No existe mayor prueba de la debilidad general del Estado latinoamericano que la tercera característica que describe la región: la violencia. Una crisis de violencia ha marcado a América Latina en las últimas décadas. Nuevamente, pese a notables excepciones, esta región lidera los índices internacionales en homicidios y enfrentamientos violentos. Si bien en algunos casos el Estado mismo es el responsable, en la mayoría este simplemente refleja la habilidad de la autoridad pública para monopolizar los medios de la violencia. Perpetrada a veces por milicias rurales y partidarios, bandas urbanas, o por los desesperados que sufren de hambre, la violencia también soporta el sistema de desigualdad y corrupción. Los pudientes siempre cuentan con los medios para influenciar o librarse de problemas, mientras que los pobres sufren las formas más despóticas de control.

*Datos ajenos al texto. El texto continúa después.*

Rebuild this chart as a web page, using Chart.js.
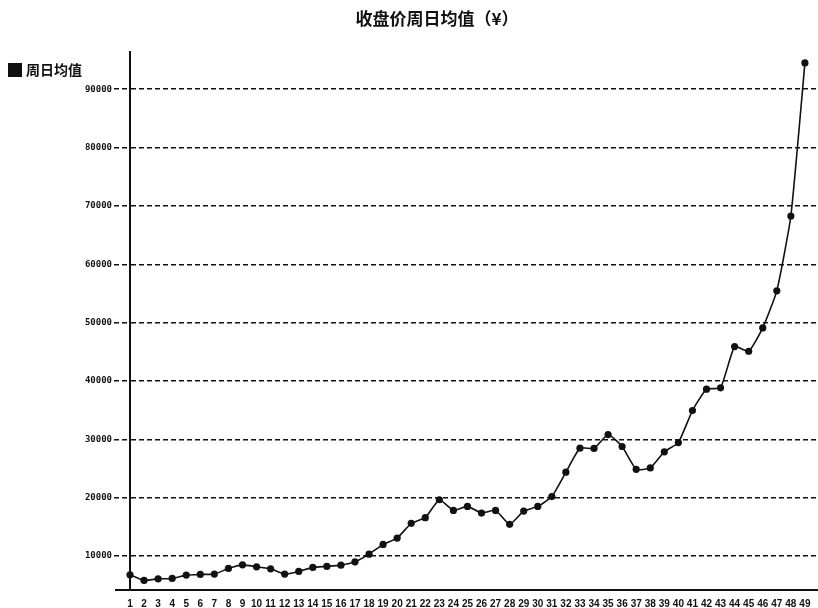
<!DOCTYPE html>
<html>
<head>
<meta charset="utf-8">
<title>收盘价周日均值</title>
<script src="https://cdn.jsdelivr.net/npm/chart.js@4/dist/chart.umd.min.js"></script>
<style>
  html, body { margin: 0; padding: 0; background: #fff; }
  #wrap { width: 818px; height: 608px; }
</style>
</head>
<body>
<div id="wrap"><canvas id="c" width="818" height="608"></canvas></div>
<script>
// Week numbers along the x axis
const weeks = ['1','2','3','4','5','6','7','8','9','10','11','12','13','14','15','16','17','18','19','20',
  '21','22','23','24','25','26','27','28','29','30','31','32','33','34','35','36','37','38','39','40',
  '41','42','43','44','45','46','47','48','49'];

// Weekly average closing price (¥)
const weeklyAvg = [6800, 5840, 6110, 6180, 6750, 6870, 6920, 7890, 8510, 8170,
  7830, 6920, 7380, 8070, 8240, 8460, 9020, 10340, 12000, 13100,
  15620, 16590, 19660, 17840, 18520, 17380, 17840, 15450, 17720, 18520,
  20200, 24380, 28500, 28450, 30830, 28780, 24880, 25110, 27880, 29450,
  34950, 38610, 38830, 45900, 45100, 49100, 55450, 68270, 94500];

// Value-axis tick labels
const yTicks = [10000, 20000, 30000, 40000, 50000, 60000, 70000, 80000, 90000];

const seriesName = '周日均值';
const chartTitle = '收盘价周日均值（¥）';

// Legend drawn in the top-left corner, over the axis gutter
const cornerLegend = {
  id: 'cornerLegend',
  afterDraw(chart) {
    const ctx = chart.ctx;
    const ds = chart.data.datasets[0];
    ctx.save();
    ctx.fillStyle = '#111';
    ctx.fillRect(8, 63, 14, 14);
    ctx.font = 'bold 14px "Noto Sans CJK SC", sans-serif';
    ctx.textBaseline = 'middle';
    ctx.textAlign = 'left';
    ctx.fillText(ds.label, 26, 70);
    ctx.restore();
  }
};

// Short extension of the category axis line into the tick gutter
const axisStub = {
  id: 'axisStub',
  afterDraw(chart) {
    const { ctx, chartArea } = chart;
    ctx.save();
    ctx.strokeStyle = '#111';
    ctx.lineWidth = 2;
    ctx.beginPath();
    ctx.moveTo(chartArea.left - 15, chartArea.bottom);
    ctx.lineTo(chartArea.left, chartArea.bottom);
    ctx.stroke();
    ctx.restore();
  }
};

new Chart(document.getElementById('c'), {
  type: 'line',
  data: {
    datasets: [{
      label: seriesName,
      data: weeklyAvg.map((v, i) => ({ x: i + 1, y: v })),
      borderColor: '#111',
      backgroundColor: '#111',
      borderWidth: 1.6,
      pointRadius: 3.6,
      pointBackgroundColor: '#111',
      pointBorderColor: '#111',
      pointBorderWidth: 0,
      tension: 0.15,
      clip: false
    }]
  },
  options: {
    responsive: false,
    devicePixelRatio: 1,
    animation: false,
    layout: { autoPadding: false, padding: { left: 56, right: 0, top: 0, bottom: 0 } },
    plugins: {
      legend: { display: false },
      tooltip: { enabled: false },
      title: {
        display: true,
        text: chartTitle,
        color: '#111',
        font: { family: '"Noto Sans CJK SC", sans-serif', size: 17, weight: 'bold' },
        padding: { top: 8, bottom: 24 }
      }
    },
    scales: {
      x: {
        type: 'linear',
        min: 1,
        max: 49.93,
        afterBuildTicks(scale) {
          scale.ticks = weeks.map((w, i) => ({ value: i + 1 }));
        },
        afterFit(scale) {
          scale.height = 18;
          scale.paddingLeft = 0;
          scale.paddingRight = 0;
        },
        grid: { display: false, drawTicks: false },
        border: { display: true, color: '#111', width: 2 },
        ticks: {
          autoSkip: false,
          maxRotation: 0,
          padding: 8,
          color: '#111',
          font: { family: '"Liberation Sans", Arial, sans-serif', size: 10, weight: 'bold' },
          callback: (v, i) => weeks[i]
        }
      },
      y: {
        min: 4200,
        max: 96300,
        afterBuildTicks(scale) {
          scale.ticks = yTicks.map(v => ({ value: v }));
        },
        afterFit(scale) { scale.width = 74; },
        grid: {
          color: '#111',
          lineWidth: 1.5,
          tickBorderDash: [5, 3],
          tickColor: '#111',
          tickLength: 16,
          drawTicks: true
        },
        border: { display: true, color: '#111', width: 2, dash: [5, 3] },
        ticks: {
          padding: 2,
          color: '#111',
          font: { family: '"DejaVu Sans Mono", monospace', size: 9, weight: 'bold' },
          callback: v => String(v)
        }
      }
    }
  },
  plugins: [cornerLegend, axisStub]
});
</script>
</body>
</html>
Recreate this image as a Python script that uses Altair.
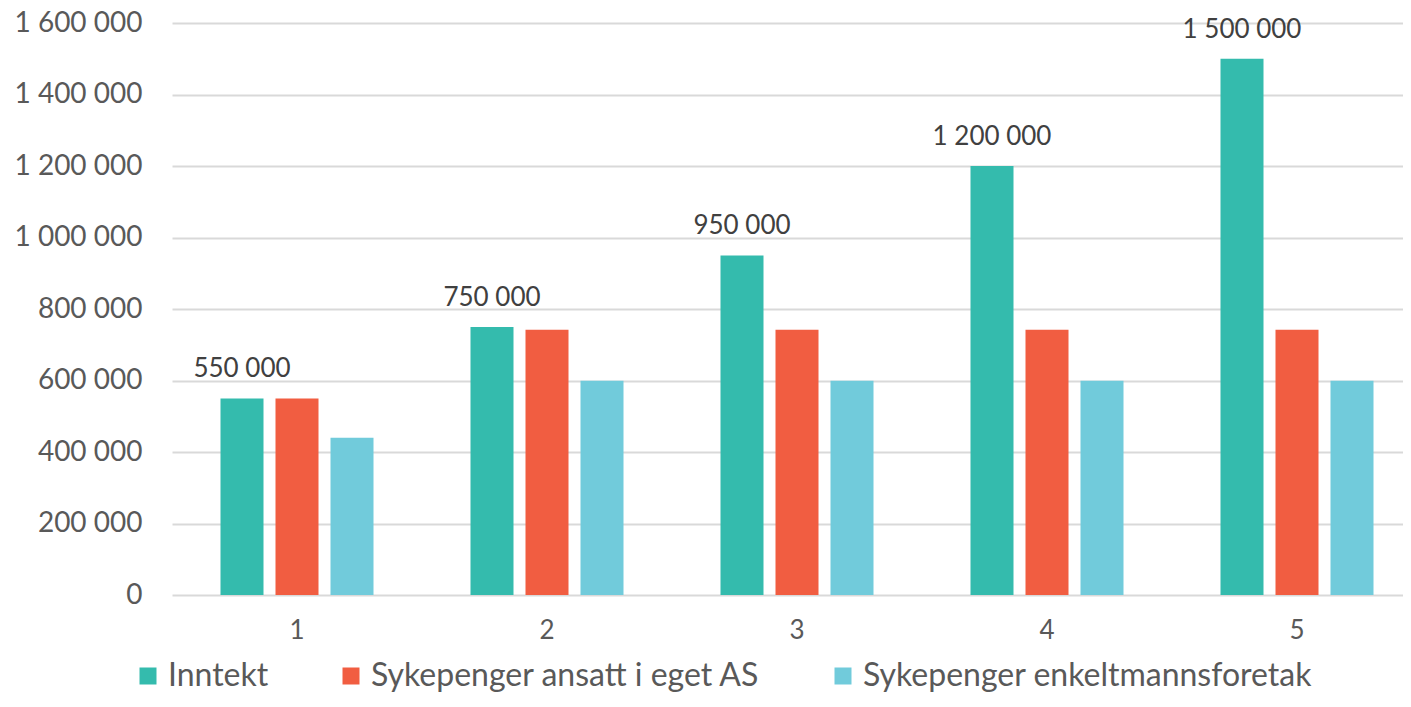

Hace más de una década, Alfonso Quiroz identificó la práctica de la corrupción como el meollo de la incapacidad general del Estado peruano para cumplir promesas y satisfacer expectativas. Los sucesos que afectan a la región en la última década han confirmado la lúcida visión de Alfonso.
Argentina presenta un caso notable por el grado de corrupción en las adquisiciones públicas y por los niveles de enriquecimiento durante los gobiernos de los Kirchner, que han dejado anonadados incluso a los escépticos porteños. Por una parte, estaban las bolsas de dinero enviadas a la Casa Rosada, por otra, el asesinato de los magistrados que investigaban estos envíos. El estado de derecho en el ámbito rural de Colombia es tan frágil como inexistente. El soborno es, en todos los niveles, ubicuo en México. Los últimos cinco presidentes del Perú están siendo procesados por corrupción. El colapso del Estado en Venezuela es ya casi total y los ciudadanos temen cualquier interacción con las fuerzas de seguridad del Gobierno. Incluso Chile ha visto un cada vez mayor reconocimiento de que su reputación de probidad fue exagerada.